Nine at the top means: Simple grace. No blame.
Trigram Changes
Yilin Verse
日出阜東,山蔽其明;章甫薦屨,箕子𦍕狂。
The sun rises east of the hill, but the mountain blocks its light. A ceremonial cap offered in place of sandals; Jizi feigned madness.
— Jiao Yanshou, Yilin (Forest of Changes), 1st century BCE
Commentary
Fire beneath the mountain should illumine, yet the sun rising east of the mound is blocked by the mountain's mass. The verse then invokes two famous allusions of inversion: using a ceremonial cap to pad common shoes, and the Viscount of Ji feigning madness.
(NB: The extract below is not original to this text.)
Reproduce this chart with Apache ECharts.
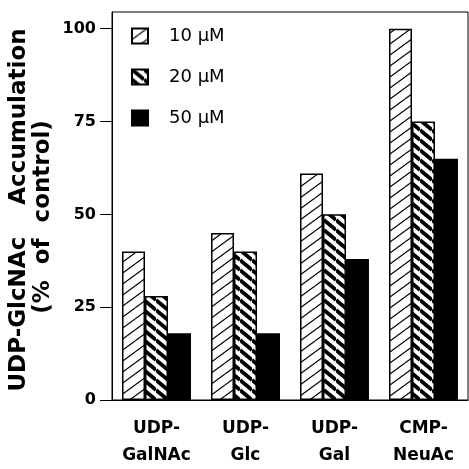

When the Shang dynasty fell into tyranny under King Zhou, Ji Zi — uncle to the tyrant — pretended insanity to survive the corrupt court. A scholar's cap reduced to shoe-stuffing and a sage forced to play the fool: both signal a world where values are inverted and virtue must disguise itself. From Grace to Difficulty at Beginning, the adorned surface collapses into the chaos of thunderclouds gathering over water, where new order must struggle to emerge.